By 2017, the Y2Y project included "300 partner groups" and had "expanded its protected land into a 3,500-kilometre-long corridor that stretches from southern Wyoming to northern Yukon".

In January 2018, "Hops and Headwaters" in support of a campaign to protect the headwaters of the Bighorn Backcountry" was held in Edmonton. It was criticized for its alleged association with Y2Y and Canadian Parks and Wilderness Society (CPAWS), described by critics as a "foreign-funded" organizations meddling in the Alberta's affairs.

In May 2018, the NDP government announced that Alberta was going to "create the largest protected area of boreal forest in the world by setting aside four new provincial parks and expanding another along its northeastern borders".

With the announcement of the potential creation of Bighorn Wildland Provincial Park, concerns were raised that the park would lead to "encouraging more tourism, development of more campsites, cabins, tourist spots, tourist accommodations..."

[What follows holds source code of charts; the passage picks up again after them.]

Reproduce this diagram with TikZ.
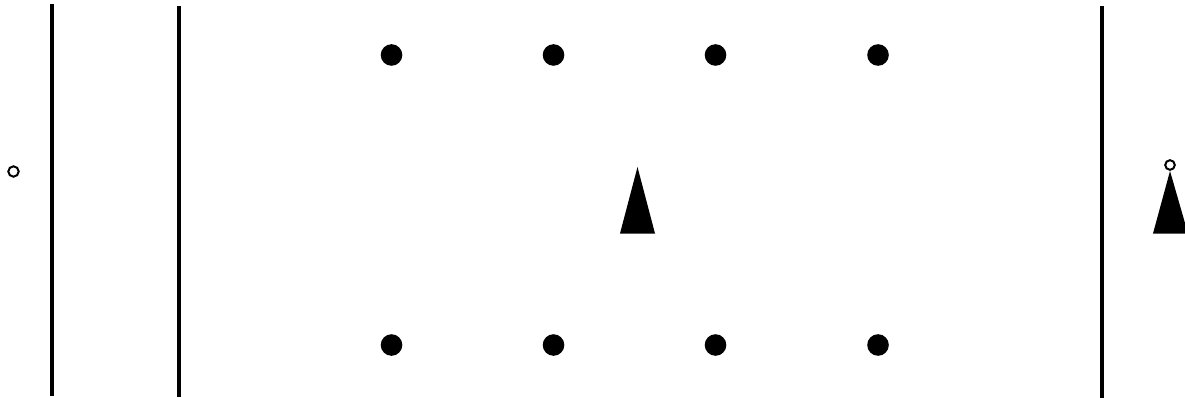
\documentclass[tikz,border=0pt]{standalone}
\begin{document}
\begin{tikzpicture}[x=1pt,y=-1pt,
  bar/.style={line width=4pt,black},
  dot/.style={fill=black},
  ring/.style={draw=black,line width=2pt,fill=white},
  cone/.style={fill=black}]
\useasboundingbox (0,0) rectangle (1185,398);
% vertical bars
\draw[bar] (52,4) -- (52,396);
\draw[bar] (179,6) -- (179,397);
\draw[bar] (1101.5,6) -- (1101.5,398);
% left ring
\draw[ring] (13.5,171.5) circle (5.2);
% dots
\foreach \x in {391.5,553.5,715.5,878} {
  \fill[dot] (\x,55) circle (10.8);
  \fill[dot] (\x,345) circle (10.8);
}
% middle triangle
\fill[cone] (637.5,167) -- (655,233.5) -- (620,233.5) -- cycle;
% right triangle with ring
\fill[cone] (1170,171) -- (1188,233.5) -- (1153,233.5) -- cycle;
\draw[ring] (1170,165) circle (4.8);
\end{tikzpicture}
\end{document}
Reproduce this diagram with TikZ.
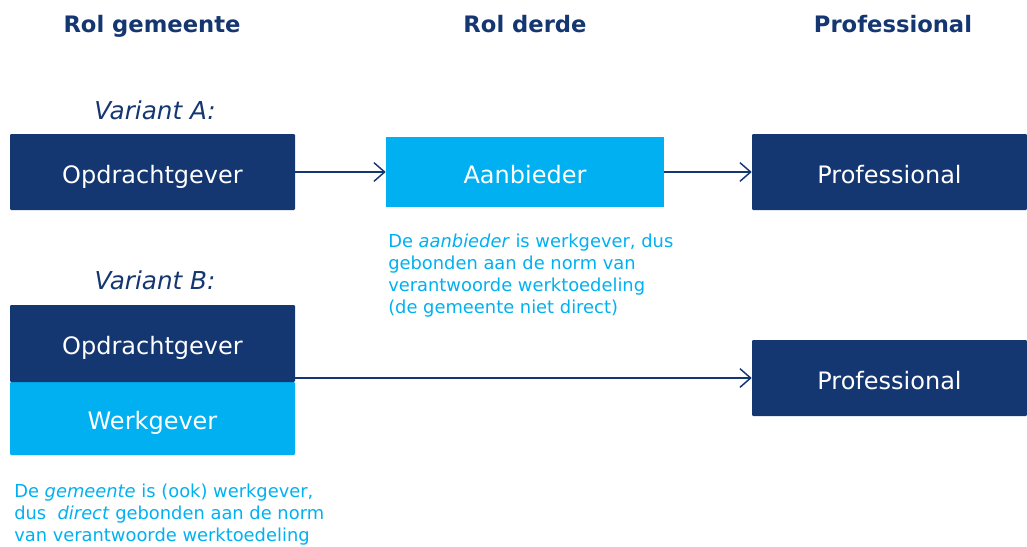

In September 2018 concerns were raised that, "existing mineral leases would be phased out, commercial development would be banned in the park, cattle grazing allotments would not be granted and motorized recreation vehicles would be prohibited in critical wildlife zones. Camping and trail access would also be restricted." According to the November 2018 Alberta Parks document, existing activities and agreements would be honoured and continue, such as such as petroleum and natural gas agreements, grazing allocations, hunting and trapping, and the use of motorized recreation vehicles (OHV) on designated trails. The "plan calls for areas with a variety of permitted activities, including off-highway vehicles and hunting".

According to a January 7, 2019 article in The Globe and Mail, some residents of Rocky Mountain House, a town of 7,000, led by United Conservative Party (UCP) Member of the Legislative Assembly of Alberta (MLA) for Rimbey-Rocky Mountain House-Sundre, Jason Nixon, oppose the creation of the park. Nixon said that the plan is a "foreign-funded plot to wall off the back country to Albertans who call the region home". "Alberta Environment and Parks Minister Shannon Phillips issued a statement Saturday announcing the cancellation of upcoming public information sessions in Drayton Valley, Edmonton, Red Deer and Sundre."